Project Overview This project aimed to enhance automatic question answering within educational lecture videos by developing a multimodal Retrieval-Augmented Generation (RAG) framework. With the rapid growth of online educational videos, learners often struggle to efficiently locate precise information.

Cover Photo

Objectives

  • Efficient Information Retrieval: Quickly pinpoint accurate answers within a library of lengthy lecture recordings, as well as within the lecture videos themselves.
  • Multimodal Integration: Leverage audio and visual data.
  • Answer Questions : Instead of just finding relevant videos and passages within videos, answer based on the video's contents.

Solution

  1. Advanced Multimodal RAG Framework: Developed a sophisticated retrieval mechanism combining audio transcripts (ASR) and extracted textual visuals (OCR) to gather comprehensive contextual information.

System Diagram

  1. Contextual Re-ranking: Integrated a context re-ranking step that prioritizes the most relevant extracted segments, enhancing answer relevance and accuracy.
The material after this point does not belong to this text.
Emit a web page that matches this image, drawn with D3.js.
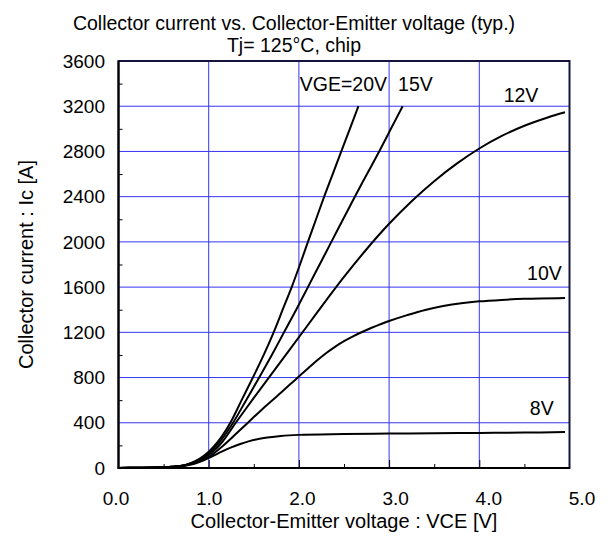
<!DOCTYPE html>
<html>
<head>
<meta charset="utf-8">
<style>
  body { margin: 0; background: #fff; }
  text { font-family: "Liberation Sans", Arial, sans-serif; fill: #000; }
  .grid line { stroke: #3535f2; stroke-width: 1; }
  .curve { fill: none; stroke: #000; stroke-width: 2; stroke-linejoin: round; }
  .minor line { stroke: #000; stroke-width: 1; }
  .minor path { stroke: none; }
</style>
</head>
<body>
<svg width="611" height="547"></svg>
<script src="https://cdn.jsdelivr.net/npm/d3@7/dist/d3.min.js"></script>
<script>

// Ic [A] vs VCE [V]
var vge20 = [[0,0],[0.2,2],[0.4,4],[0.55,8],[0.65,15],[0.75,28],[0.85,60],[0.95,110],[1.05,185],[1.15,285],
  [1.24,400],[1.365,600],[1.49,800],[1.61,1000],[1.72,1200],[1.82,1400],[1.92,1600],[2.012,1800],
  [2.10,2000],[2.19,2200],[2.28,2400],[2.375,2600],[2.47,2800],[2.565,3000],[2.66,3200]];
var vge15 = [[0,0],[0.2,2],[0.4,4],[0.55,8],[0.65,15],[0.75,27],[0.85,55],[0.95,100],[1.05,168],[1.15,260],
  [1.27,400],[1.415,600],[1.56,800],[1.70,1000],[1.835,1200],[1.97,1400],[2.10,1600],[2.23,1800],
  [2.36,2000],[2.49,2200],[2.62,2400],[2.755,2600],[2.89,2800],[3.02,3000],[3.15,3200]];
var vge12 = [[0,0],[0.2,2],[0.4,4],[0.55,8],[0.65,14],[0.75,26],[0.85,50],[0.95,90],[1.05,148],[1.15,230],
  [1.3,400],[1.5,620],[1.7,835],[1.9,1050],[2.1,1265],[2.3,1480],[2.5,1690],[2.75,1935],[3.0,2160],
  [3.25,2360],[3.5,2537],[3.75,2692],[4.0,2826],[4.25,2937],[4.5,3027],[4.75,3098],[4.95,3146]];
var vge10 = [[0,0],[0.2,2],[0.4,4],[0.55,8],[0.65,13],[0.75,24],[0.85,45],[0.95,76],[1.05,125],[1.15,190],
  [1.3,300],[1.42,390],[1.6,525],[1.8,665],[2.0,810],[2.1,880],[2.2,950],[2.3,1015],[2.4,1072],
  [2.5,1122],[2.6,1165],[2.7,1203],[2.8,1238],[2.9,1270],[3.0,1300],[3.2,1352],[3.4,1398],[3.6,1432],
  [3.8,1457],[4.0,1474],[4.25,1487],[4.5,1496],[4.95,1504]];
var vge8 = [[0,0],[0.2,2],[0.4,4],[0.55,8],[0.65,13],[0.75,23],[0.85,40],[0.95,70],[1.05,108],[1.15,147],
  [1.25,182],[1.35,212],[1.45,238],[1.55,257],[1.65,270],[1.8,284],[2.0,293],[2.5,300],[3.0,305],
  [3.5,307],[4.0,310],[4.5,313],[4.95,318]];
var series = [vge20, vge15, vge12, vge10, vge8];

// curve labels: text, VCE, Ic at the text's start / baseline
var curveLabels = [["VGE=20V", 2.01, 3337], ["15V", 3.10, 3337], ["12V", 4.27, 3240],
  ["10V", 4.53, 1663], ["8V", 4.56, 469]];

var xTicks = [0, 1, 2, 3, 4, 5];
var xMinor = [0.5, 1.5, 2.5, 3.5, 4.5];
var yTicks = [0, 400, 800, 1200, 1600, 2000, 2400, 2800, 3200, 3600];
var yMinor = [200, 600, 1000, 1400, 1800, 2200, 2600, 3000, 3400];

var svg = d3.select("svg");
var pL = 118.5, pR = 569.5, pT = 61, pB = 468;

var x = d3.scaleLinear().domain([0, 5]).range([pL, pR]);
var y = d3.scaleLinear().domain([0, 3600]).range([pB, pT]);
// the printed x labels drift a little right of their gridlines
var xLab = d3.scaleLinear().domain([0, 5]).range([116, 582]);

// grid
var grid = svg.append("g").attr("class", "grid");
grid.selectAll(".gx").data(xTicks.slice(1, -1)).enter().append("line")
  .attr("x1", x).attr("x2", x).attr("y1", pT).attr("y2", pB);
grid.selectAll(".gy").data(yTicks.slice(1, -1)).enter().append("line")
  .attr("x1", pL).attr("x2", pR).attr("y1", y).attr("y2", y);

// minor ticks, pointing inward
svg.append("g").attr("class", "minor")
  .attr("transform", "translate(0," + pB + ")")
  .call(d3.axisBottom(x).tickValues(xMinor).tickSize(-4).tickFormat(""));
svg.append("g").attr("class", "minor")
  .attr("transform", "translate(0," + pB + ")")
  .call(d3.axisBottom(x).tickValues(xTicks.slice(1, -1)).tickSize(-8).tickFormat(""));
svg.append("g").attr("class", "minor")
  .attr("transform", "translate(" + pL + ",0)")
  .call(d3.axisLeft(y).tickValues(yMinor).tickSize(-4).tickFormat(""));

// frame
svg.append("rect").attr("x", pL).attr("y", pT)
  .attr("width", pR - pL).attr("height", pB - pT)
  .attr("fill", "none").attr("stroke", "#14143c").attr("stroke-width", 2);
svg.append("path").attr("d", "M" + pL + "," + pT + "V" + pB + "H" + pR)
  .attr("fill", "none").attr("stroke", "#000").attr("stroke-width", 2);

// curves
var line = d3.line()
  .x(function(d) { return x(d[0]); })
  .y(function(d) { return y(d[1]); })
  .curve(d3.curveCatmullRom.alpha(0.5));
svg.selectAll(".curve").data(series).enter().append("path")
  .attr("class", "curve").attr("d", line);

svg.selectAll(".clab").data(curveLabels).enter().append("text")
  .attr("x", function(d) { return x(d[1]); })
  .attr("y", function(d) { return y(d[2]); })
  .style("font-size", "19.5px")
  .text(function(d) { return d[0]; });

// tick labels
svg.selectAll(".xl").data(xTicks).enter().append("text")
  .attr("x", xLab).attr("y", 505)
  .attr("text-anchor", "middle").style("font-size", "19px")
  .text(function(d) { return d3.format(".1f")(d); });
svg.selectAll(".yl").data(yTicks).enter().append("text")
  .attr("x", 105).attr("y", y).attr("dy", "0.35em")
  .attr("text-anchor", "end").style("font-size", "19px")
  .text(function(d) { return d; });

// titles
svg.append("text").attr("x", 294).attr("y", 30).attr("text-anchor", "middle")
  .style("font-size", "19.5px").text("Collector current vs. Collector-Emitter voltage (typ.)");
svg.append("text").attr("x", 294).attr("y", 51.5).attr("text-anchor", "middle")
  .style("font-size", "19.5px").text("Tj= 125°C, chip");
svg.append("text").attr("x", (pL + pR) / 2).attr("y", 528).attr("text-anchor", "middle")
  .style("font-size", "20px").text("Collector-Emitter voltage : VCE [V]");
svg.append("text")
  .attr("transform", "translate(33," + (pT + pB) / 2 + ") rotate(-90)")
  .attr("text-anchor", "middle").style("font-size", "20px")
  .text("Collector current : Ic [A]");

</script>
</body>
</html>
  2. Interactive User Interface: A prototypical user interface allows learners to pose questions and receive detailed, accurate answers alongside retrieved video segments.

Interactive UI

Outcomes

  • Improved Answer Quality: Outperformed traditional standalone language models by effectively incorporating multimodal context.
  • Enhanced Efficiency: Reduced time spent searching through videos, enabling learners to quickly locate relevant information.
  • Academic Recognition: Findings published in Springer's Lecture Notes in Computer Science, contributing valuable insights to multimodal AI applications in education.